In your opinion what is a reasonable price to have a statistician write me a formula for this?
i do statistical consulting as part of my day job responsibilities, i’m afraid to say this is not how it works.
if you came to me with this question i would roll back to ask what exactly you are trying to achieve with the analyses, before getting into the additional constraints you want to include. unfortunately it’s far more challenging if the data owner comes to the statistician after the data are collected rather than before (when principles of experimental design as ilya mentioned can be considered to achieve ability to successfully answer those questions using statistical methods).
that said, temporarily ignoring the additional constraints you mentioned (e.g. whether and how to transform data; exponential decay and what that actually means with respect to student evaluation scores; magic word “bayes”) perhaps a useful search term would be “item response theory”.
good luck
Don’t know. Ask a statistician who knows about design.
From a Bayesian perspective, you calculate P(S|T) and P(T|S) at the same time, so it doesn’t really matter. What does matter, and greatly, are your starting assumptions and models: if you have only one for each entity, you won’t be able to calculate how much some datum is evidence of your model or not.
Sorry I don’t follow. What do you mean by starting assumptions and models that I should have more than one for each entity?
Well, to calculate P(T|S) = p you need a model of how a student ‘works’, in such a way that the test’s result T happens for the kind of students S with probability p. Or you can calculate P(S|T), thereby having a model of how a test ‘works’ by producing the kind of student S with probability p.

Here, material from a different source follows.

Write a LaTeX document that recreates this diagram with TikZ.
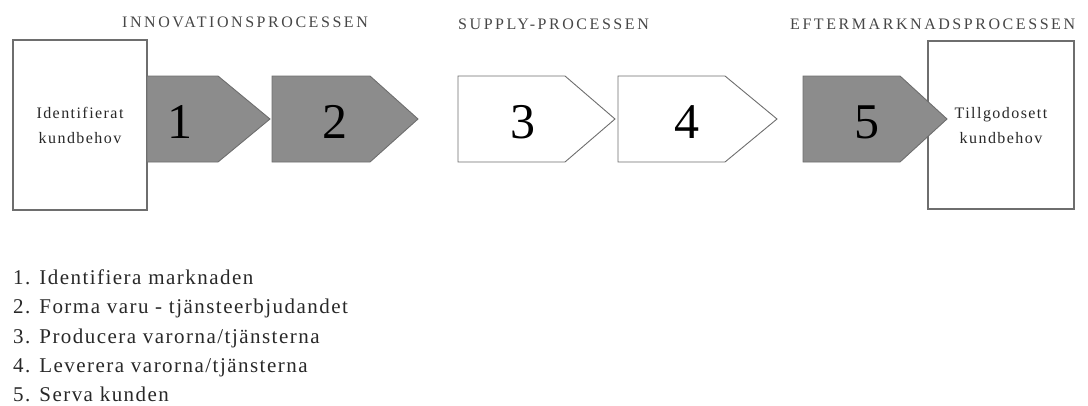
\documentclass[tikz,border=0pt]{standalone}
\usepackage{fontspec}
\setmainfont{Liberation Serif}
\definecolor{arrowgray}{RGB}{140,140,140}
\definecolor{edgegray}{RGB}{110,110,110}
\definecolor{titlegray}{RGB}{70,70,70}
\definecolor{listgray}{RGB}{40,40,40}
\tikzset{
  endbox/.style={draw=edgegray, line width=1.3pt, fill=white},
  grayarrow/.style={draw=edgegray, line width=0.9pt, fill=arrowgray},
  whitearrow/.style={draw=edgegray, line width=0.9pt, fill=white},
  numtext/.style={font=\fontsize{50}{50}\selectfont, inner sep=0pt},
  boxtext/.style={font=\fontsize{16}{25}\selectfont\addfontfeatures{LetterSpace=9}, text=listgray, align=center, inner sep=0pt},
  titletext/.style={font=\fontsize{16}{17}\selectfont\addfontfeatures{LetterSpace=16}, text=titlegray, inner sep=0pt, anchor=base west},
  listtext/.style={font=\fontsize{21}{22}\selectfont\addfontfeatures{LetterSpace=7}, text=listgray, anchor=base west, inner sep=0pt}
}
\newcommand{\procarrow}[4]{% style, left, flat end, tip
  \draw[#1] (#2,76) -- (#3,76) -- (#4,119) -- (#3,162) -- (#2,162) -- cycle;
}
\begin{document}
\begin{tikzpicture}[x=1pt,y=-1pt]
\useasboundingbox (0,0) rectangle (1088,405);
% start box
\draw[endbox] (13,40) rectangle (147,210);
\node[boxtext] (start) at (80,125) {Identifierat\\kundbehov};
% end box
\draw[endbox] (928,41) rectangle (1074,209);
% arrows
\procarrow{grayarrow}{147}{218}{270}
\procarrow{grayarrow}{272}{370}{418}
\procarrow{whitearrow}{458}{565}{615}
\procarrow{whitearrow}{618}{725}{777}
\procarrow{grayarrow}{803}{900}{947}
\node[boxtext] (end) at (1001,126) {Tillgodosett\\kundbehov};
% numbers
\node[numtext] (n1) at (180,122) {1};
\node[numtext] (n2) at (335,122) {2};
\node[numtext] (n3) at (523,122) {3};
\node[numtext] (n4) at (687,122) {4};
\node[numtext] (n5) at (867,122) {5};
% titles
\node[titletext] (t1) at (122,27) {INNOVATIONSPROCESSEN};
\node[titletext] (t2) at (458,29) {SUPPLY-PROCESSEN};
\node[titletext] (t3) at (790,29) {EFTERMARKNADSPROCESSEN};
% list
\node[listtext] (l1) at (13,284) {1. Identifiera marknaden};
\node[listtext] (l2) at (13,313) {2. Forma varu - tjänsteerbjudandet};
\node[listtext] (l3) at (13,343) {3. Producera varorna/tjänsterna};
\node[listtext] (l4) at (13,372) {4. Leverera varorna/tjänsterna};
\node[listtext] (l5) at (13,401) {5. Serva kunden};
\end{tikzpicture}
\end{document}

If you have only one of those, these are the only things you can calculate.
If on the other hand you have one or more complementary models (complemenetary here means that they exclude each other and form a complete set), then you can calculate the probabilities P(T1|S1), P(T1|S2), P(T2|S1) and P(T2|S2). With these numbers, via Bayes, you have both P(T|S) and P(S|T), so it’s up to you to decide if you’re analyzing stundents or tests.
Usually one is more natural than the other, but it’s up to you, since they’re models anyway.